Her working life began in Gaza, then under Egyptian administration, as a teacher at the Bir al-Sabi‘ Girls Elementary School; she was later appointed teacher and supervisor at the Zahra School, the only secondary school for girls in the Gaza Strip. She became inspector of social studies in girls’ schools where she developed a curriculum for female teacher training, which eventually became the Women Teachers Institute in Gaza. Following the Israeli occupation of the Gaza Strip in 1967, she refused to work in any job under Israeli authority.

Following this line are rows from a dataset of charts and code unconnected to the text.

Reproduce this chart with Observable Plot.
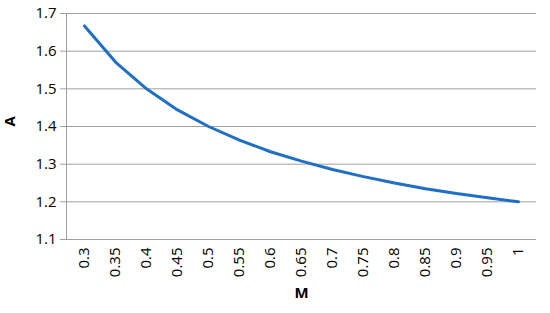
<!DOCTYPE html>
<html><head><meta charset="utf-8">
<script src="https://cdn.jsdelivr.net/npm/d3@7"></script>
<script src="https://cdn.jsdelivr.net/npm/@observablehq/plot@0.6"></script>
<style>body{margin:0;background:#fff}</style>
</head><body><div id="chart"></div>
<script>
const M = ["0.3","0.35","0.4","0.45","0.5","0.55","0.6","0.65","0.7","0.75","0.8","0.85","0.9","0.95","1"];
const A = [1.667,1.571,1.5,1.444,1.4,1.364,1.333,1.308,1.286,1.267,1.25,1.235,1.222,1.211,1.2];
const yTicks = [1.1,1.2,1.3,1.4,1.5,1.6,1.7];
const data = M.map((m,i)=>({M:m, A:A[i]}));
const font = "Open Sans, sans-serif";
const chart = Plot.plot({
  width:550, height:313,
  marginLeft:66, marginRight:14, marginTop:13, marginBottom:74,
  style:{fontFamily:font, fontSize:"14px", color:"#000", background:"#fff"},
  x:{type:"point", domain:M, padding:0.5, label:null},
  y:{domain:[1.1,1.7], label:null},
  marks:[
    Plot.gridY(yTicks,{stroke:"#a0a0a0", strokeOpacity:1, strokeWidth:1}),
    Plot.frame({anchor:"left", stroke:"#a0a0a0"}),
    Plot.axisY(yTicks,{tickSize:6, tickPadding:4, stroke:"#a0a0a0", tickFormat:d=>d.toFixed(1), fontSize:15, label:null}),
    Plot.axisX({tickSize:0, tickRotate:-90, tickPadding:8, fontSize:15, label:null}),
    Plot.line(data,{x:"M", y:"A", stroke:"#1f6fc4", strokeWidth:3}),
    Plot.text(["A"],{frameAnchor:"left", dx:-56, rotate:-90, fontWeight:"bold", fontSize:15}),
    Plot.text(["M"],{frameAnchor:"bottom", dy:58, fontWeight:"bold", fontSize:15})
  ]
});
document.getElementById("chart").append(chart);
</script></body></html>
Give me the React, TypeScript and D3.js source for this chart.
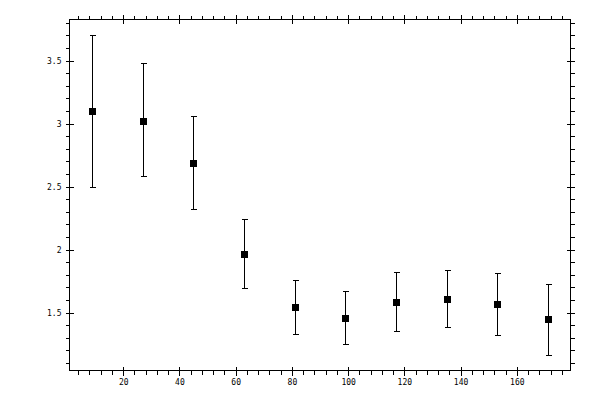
import React from 'react';
import { scaleLinear, extent, range } from 'd3';

// x positions, point values and error bar ends
const xValues = [9, 27, 45, 63, 81, 99, 117, 135, 153, 171];
const yValues = [3.098, 3.024, 2.69, 1.968, 1.548, 1.46, 1.587, 1.611, 1.571, 1.452];
const yHigh = [3.7, 3.479, 3.063, 2.24, 1.762, 1.675, 1.825, 1.841, 1.817, 1.73];
const yLow = [2.5, 2.582, 2.325, 1.698, 1.333, 1.254, 1.357, 1.389, 1.325, 1.167];

const xMajorTicks = [20, 40, 60, 80, 100, 120, 140, 160];
const yMajorTicks = [1.5, 2, 2.5, 3, 3.5];
const yTickLabels = ['1.5', '2', '2.5', '3', '3.5'];

const width = 600;
const height = 400;
const plot = { left: 69.5, right: 570.5, top: 19.5, bottom: 370.5 };

const pad = (lo: number, hi: number): [number, number] => {
  const p = (hi - lo) * 0.05;
  return [lo - p, hi + p];
};

const App = () => {
  const [xMin, xMax] = extent(xValues) as [number, number];
  const x = scaleLinear().domain(pad(xMin, xMax)).range([plot.left, plot.right]);
  const y = scaleLinear()
    .domain(pad(Math.min(...yLow), Math.max(...yHigh)))
    .range([plot.bottom, plot.top]);

  const xMinor = range(4, 180, 4).filter((v) => v % 20 !== 0 && x(v) > plot.left && x(v) < plot.right);
  const yMinor = range(11, 39)
    .map((v) => v / 10)
    .filter((v) => Math.round(v * 10) % 5 !== 0 && y(v) < plot.bottom && y(v) > plot.top);

  const font = { fontFamily: '"DejaVu Sans Mono", monospace', fontSize: 8 };

  return (
    <svg
      width={width}
      height={height}
      style={{ position: 'absolute', left: 0, top: 0, background: 'white' }}
    >
      <g stroke="black" strokeWidth={1} shapeRendering="crispEdges" fill="none">
        <rect
          x={plot.left}
          y={plot.top}
          width={plot.right - plot.left}
          height={plot.bottom - plot.top}
        />
        {/* minor ticks, outward */}
        {xMinor.map((v) => (
          <g key={'xm' + v}>
            <line x1={Math.round(x(v)) + 0.5} x2={Math.round(x(v)) + 0.5} y1={plot.bottom} y2={plot.bottom + 4} />
            <line x1={Math.round(x(v)) + 0.5} x2={Math.round(x(v)) + 0.5} y1={plot.top} y2={plot.top - 4} />
          </g>
        ))}
        {yMinor.map((v) => (
          <g key={'ym' + v}>
            <line y1={Math.round(y(v)) + 0.5} y2={Math.round(y(v)) + 0.5} x1={plot.left} x2={plot.left - 4} />
            <line y1={Math.round(y(v)) + 0.5} y2={Math.round(y(v)) + 0.5} x1={plot.right} x2={plot.right + 4} />
          </g>
        ))}
        {/* major ticks, crossing the frame */}
        {xMajorTicks.map((v) => (
          <g key={'xM' + v}>
            <line x1={Math.round(x(v)) + 0.5} x2={Math.round(x(v)) + 0.5} y1={plot.bottom - 4} y2={plot.bottom + 5} />
            <line x1={Math.round(x(v)) + 0.5} x2={Math.round(x(v)) + 0.5} y1={plot.top - 5} y2={plot.top + 4} />
          </g>
        ))}
        {yMajorTicks.map((v) => (
          <g key={'yM' + v}>
            <line y1={Math.round(y(v)) + 0.5} y2={Math.round(y(v)) + 0.5} x1={plot.left - 4} x2={plot.left + 4} />
            <line y1={Math.round(y(v)) + 0.5} y2={Math.round(y(v)) + 0.5} x1={plot.right - 4} x2={plot.right + 4} />
          </g>
        ))}
        {/* error bars */}
        {xValues.map((v, i) => {
          const cx = Math.round(x(v)) + 0.5;
          const hi = Math.round(y(yHigh[i])) + 0.5;
          const lo = Math.round(y(yLow[i])) + 0.5;
          return (
            <g key={'e' + i}>
              <line x1={cx} x2={cx} y1={hi} y2={lo} />
              <line x1={cx - 3} x2={cx + 3} y1={hi} y2={hi} />
              <line x1={cx - 3} x2={cx + 3} y1={lo} y2={lo} />
            </g>
          );
        })}
      </g>
      <g fill="black" shapeRendering="crispEdges">
        {xValues.map((v, i) => (
          <rect
            key={'p' + i}
            x={Math.round(x(v)) - 3}
            y={Math.round(y(yValues[i])) - 3}
            width={7}
            height={7}
          />
        ))}
      </g>
      <g fill="black" style={font}>
        {xMajorTicks.map((v) => (
          <text key={'xl' + v} x={x(v) + 0.5} y={plot.bottom + 14} textAnchor="middle">
            {v}
          </text>
        ))}
        {yMajorTicks.map((v, i) => (
          <text key={'yl' + v} x={plot.left - 8} y={y(v) + 3} textAnchor="end">
            {yTickLabels[i]}
          </text>
        ))}
      </g>
    </svg>
  );
};

export default App;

Ever since she was a young student, Yusra al-Barbari had taken part in demonstrations against the British Mandate, demanding the annulment of the Balfour Declaration and an end to Jewish immigration. During the years of her secondary school education in Jerusalem, she took part in numerous anti-Zionist and anti-Mandate activities. In Cairo, she participated in a massive demonstration organized by university students to protest the UN Partition Resolution of 1947. Along with other Gazan women she met the stream of Palestinian refugees coming from towns and villages occupied by Israeli forces during the 1948 war, provided them with basic services, taught refugee girls in tents, and took part in the national effort and in demonstrations protesting the scheme, advocated by Israel, to resettle the Palestinian refugees outside Palestine, in the Sinai. She participated in protests of the Israeli occupation of the Gaza Strip in 1956.

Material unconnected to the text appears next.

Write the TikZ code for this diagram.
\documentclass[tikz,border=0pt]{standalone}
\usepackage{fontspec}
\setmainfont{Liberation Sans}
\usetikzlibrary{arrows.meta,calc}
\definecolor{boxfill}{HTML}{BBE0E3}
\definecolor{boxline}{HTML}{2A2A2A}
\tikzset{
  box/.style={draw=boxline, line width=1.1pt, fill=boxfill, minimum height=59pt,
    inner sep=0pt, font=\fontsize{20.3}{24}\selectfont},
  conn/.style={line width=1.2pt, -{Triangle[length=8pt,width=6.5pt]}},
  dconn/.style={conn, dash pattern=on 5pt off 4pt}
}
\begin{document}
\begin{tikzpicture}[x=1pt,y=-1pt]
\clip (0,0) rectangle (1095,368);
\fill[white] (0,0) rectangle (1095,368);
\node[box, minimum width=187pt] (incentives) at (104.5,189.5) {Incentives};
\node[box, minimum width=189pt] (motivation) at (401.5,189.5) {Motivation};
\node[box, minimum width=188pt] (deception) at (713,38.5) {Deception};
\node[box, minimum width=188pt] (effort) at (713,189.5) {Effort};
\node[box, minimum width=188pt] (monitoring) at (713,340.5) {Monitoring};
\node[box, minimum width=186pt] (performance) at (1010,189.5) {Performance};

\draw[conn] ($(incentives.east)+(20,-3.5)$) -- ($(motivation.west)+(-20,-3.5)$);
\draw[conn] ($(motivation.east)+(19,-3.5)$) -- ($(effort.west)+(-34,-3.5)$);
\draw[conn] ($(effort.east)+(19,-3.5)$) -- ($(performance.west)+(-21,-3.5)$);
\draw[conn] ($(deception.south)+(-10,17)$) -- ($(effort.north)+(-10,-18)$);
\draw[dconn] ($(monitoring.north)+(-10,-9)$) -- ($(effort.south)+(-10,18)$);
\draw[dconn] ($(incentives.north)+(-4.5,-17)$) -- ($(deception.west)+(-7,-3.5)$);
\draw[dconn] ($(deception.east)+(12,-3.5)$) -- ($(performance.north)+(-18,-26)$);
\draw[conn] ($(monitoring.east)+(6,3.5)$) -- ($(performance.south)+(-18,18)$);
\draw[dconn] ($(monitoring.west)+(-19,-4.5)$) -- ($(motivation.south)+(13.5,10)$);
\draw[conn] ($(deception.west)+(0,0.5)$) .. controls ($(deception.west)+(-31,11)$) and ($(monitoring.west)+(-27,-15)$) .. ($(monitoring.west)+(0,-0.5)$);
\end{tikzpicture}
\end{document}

She was prominent in the field of sports, taking part in several Arab and international table-tennis tournaments, a sport she mastered. She worked as an administrative official in the Palestine girls’ table tennis team.
In the autumn of 1963 she joined Dr. Haydar Abd al-Shafi and Ibrahim Abu Sitta on the first Palestinian delegation to visit the United Nations and was chosen as a member of the First Palestine National Council, held in Jerusalem in May 1964, at which the Palestine Liberation Organization was established.
She played a prominent role in establishing the Women’s Union of Gaza in 1964 and was elected its president; she attached a workshop for weaving and embroidery. She led the Gaza women’s delegation to the conference which founded the General Union of Palestinian Women, held in Jerusalem in 1965.
When Israel occupied the Gaza Strip for the second time in June 1967, Yusra al-Barbari was the first person to arrive at the homes of political detainees and to offer aid to their families in the name of the Women’s Union. Because of her activities against the occupation, the Israeli authorities in 1974 prevented her from traveling for several years.
She became the executive secretary of the Gaza Red Crescent Society which was set up in 1969 and started its operations in 1972, and then a member of its board of directors. She was also a member of the Veterans’ Society and the Society for the Disabled in the Gaza Strip. In 2005, the Palestine Consultative Council of the Swiss group “League of 1000 Women for the Nobel Peace Prize” (1000 Femmes pour le Prix Nobel de la Paix) nominated her as one of eight Palestinian women candidates for the award. The Swiss initiative aimed to draw attention to the role played by women in all spheres of life and in bolstering peace in their societies.
Yusra al-Barbari died in Gaza and was given a solemn funeral. She was buried in the Martyrs Cemetery east of Gaza City. Her death was officially announced by President Mahmoud Abbas and the Executive Committee of the PLO. A memorial service for her was held on 24 June 2009 at the Rashad al-Shawwa Cultural Center in Gaza city, attended by many prominent national figures. When pioneering Palestinian women were singled out to be honored at the opening of the fifth congress of the General Union of Palestinian Women on 21 May 2009, she was honored by receiving the Star of Jerusalem Medal, where the citation read: “In appreciation of her exceptional contributions and her early and distinctive participation in the national and educational struggle.”